Все эти подражания можно разделить на две группы: одни делали упор на приключения героя, другие ставили воспитательную цель и развивали тему опрощения на лоне природы. Именно за это восхвалил «Робинзона» Жан-Жак Руссо, сделавший его настольной книгой Эмиля в одноименном романе.
Вскоре после выхода книги Дефо его соотечественник Э. Дортингтон описал приключения другого моряка, якобы также выкинутого при кораблекрушении на необитаемый остров, где он провел ни больше ни меньше пятьдесят лет. Место дикаря Пятницы занимает здесь прирученная обезьяна Маримонда. Книга эта называлась: «Одинокий англичанин, или Чудесные приключения Филиппа Кварля». Но мистика, пронизывавшая ее, резко отличается от реализма Дефо.
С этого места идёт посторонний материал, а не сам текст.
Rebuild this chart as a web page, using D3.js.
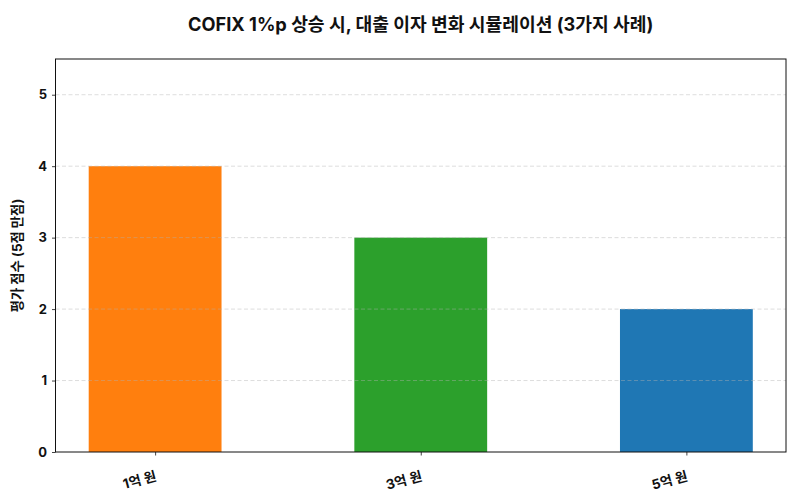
<!DOCTYPE html>
<html>
<head>
<meta charset="utf-8">
<script src="https://cdn.jsdelivr.net/npm/d3@7"></script>
<style>
  body { margin: 0; background: #fff; }
  svg text { font-family: Inter, "Noto Sans CJK KR", sans-serif; fill: #111; }
</style>
</head>
<body>
<div id="chart"></div>
<script>
// Chart values
const categories = ["1억 원", "3억 원", "5억 원"];
const scores = [4, 3, 2];
const barColors = ["#ff7f0e", "#2ca02c", "#1f77b4"];
const yTicks = [0, 1, 2, 3, 4, 5];

const W = 800, H = 500;
const margin = { top: 59, right: 14, bottom: 48, left: 55.5 };
const width = W - margin.left - margin.right;
const height = H - margin.top - margin.bottom;

const svg = d3.select("#chart").append("svg")
    .attr("width", W).attr("height", H);

const g = svg.append("g")
    .attr("transform", `translate(${margin.left},${margin.top})`);

// Scales (category index on a linear axis, like matplotlib)
const x = d3.scaleLinear().domain([-0.375, 2.375]).range([0, width]);
const y = d3.scaleLinear().domain([0, 5.5]).range([height, 0]);
const barW = x(0.5) - x(0);

// Bars
g.selectAll("rect.bar")
    .data(scores)
    .join("rect")
    .attr("class", "bar")
    .attr("x", (d, i) => x(i) - barW / 2)
    .attr("y", d => y(d))
    .attr("width", barW)
    .attr("height", d => y(0) - y(d))
    .attr("fill", (d, i) => barColors[i]);

// Grid lines (drawn over the bars)
g.append("g")
    .selectAll("line")
    .data(yTicks.filter(t => t > 0))
    .join("line")
    .attr("x1", 0).attr("x2", width)
    .attr("y1", d => y(d)).attr("y2", d => y(d))
    .attr("stroke", "#b0b0b0")
    .attr("stroke-opacity", 0.55)
    .attr("stroke-dasharray", "4,2.5")
    .attr("stroke-width", 0.8);

// Axes
const yAxis = g.append("g")
    .call(d3.axisLeft(y).tickValues(yTicks).tickSize(3.5).tickPadding(5).tickFormat(d3.format("d")));
const xAxis = g.append("g")
    .attr("transform", `translate(0,${height})`)
    .call(d3.axisBottom(x).tickValues([0, 1, 2]).tickSize(3.5).tickFormat((d) => categories[d]));

[xAxis, yAxis].forEach(a => {
    a.select(".domain").remove();
    a.selectAll(".tick line").attr("stroke", "#111").attr("stroke-width", 0.8);
    a.selectAll("text").attr("font-size", 13).attr("font-weight", 700);
});

xAxis.selectAll("text")
    .attr("font-size", 13.5)
    .attr("text-anchor", "end")
    .attr("dy", 0)
    .attr("transform", "translate(0,22) rotate(-15)");

// Frame
g.append("rect")
    .attr("width", width).attr("height", height)
    .attr("fill", "none")
    .attr("stroke", "#111")
    .attr("stroke-width", 1);

// Title
svg.append("text")
    .attr("x", margin.left + width / 2)
    .attr("y", 31)
    .attr("text-anchor", "middle")
    .attr("font-size", 18.2)
    .attr("font-weight", 700)
    .text("COFIX 1%p 상승 시, 대출 이자 변화 시뮬레이션 (3가지 사례)");

// Y label
svg.append("text")
    .attr("transform", `translate(22,${margin.top + height / 2}) rotate(-90)`)
    .attr("text-anchor", "middle")
    .attr("font-size", 13.3)
    .attr("font-weight", 700)
    .text("평가 점수 (5점 만점)");
</script>
</body>
</html>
Есть робинзонады-утопии, авторы которых ставили своей задачей показать иной социальный строй, предвидимый ими в будущем. Такова «История галлигенов» (1765) Тифеня Делароша, герой которой попадает на остров, населенный потомками француза, потерпевшего здесь когда-то кораблекрушение, и двух его детей; живут здесь в условиях эгалитарного (уравнительного) коммунизма, по заветам, которые впоследствии развил Бабеф.
Таков же шеститомный роман Гравеля «Неизвестный остров, или Записки шевалье де Гастина» (1783).
Здесь на очередной необитаемый клочок земли герой попадает с девушкой, плывшей на том же корабле. Она родила ему целую кучу детей, что дало автору возможность изобразить развитие идеальной цивилизации, не испытавшей вредных воздействий извне — тема, которая весьма занимала писателей тех времен.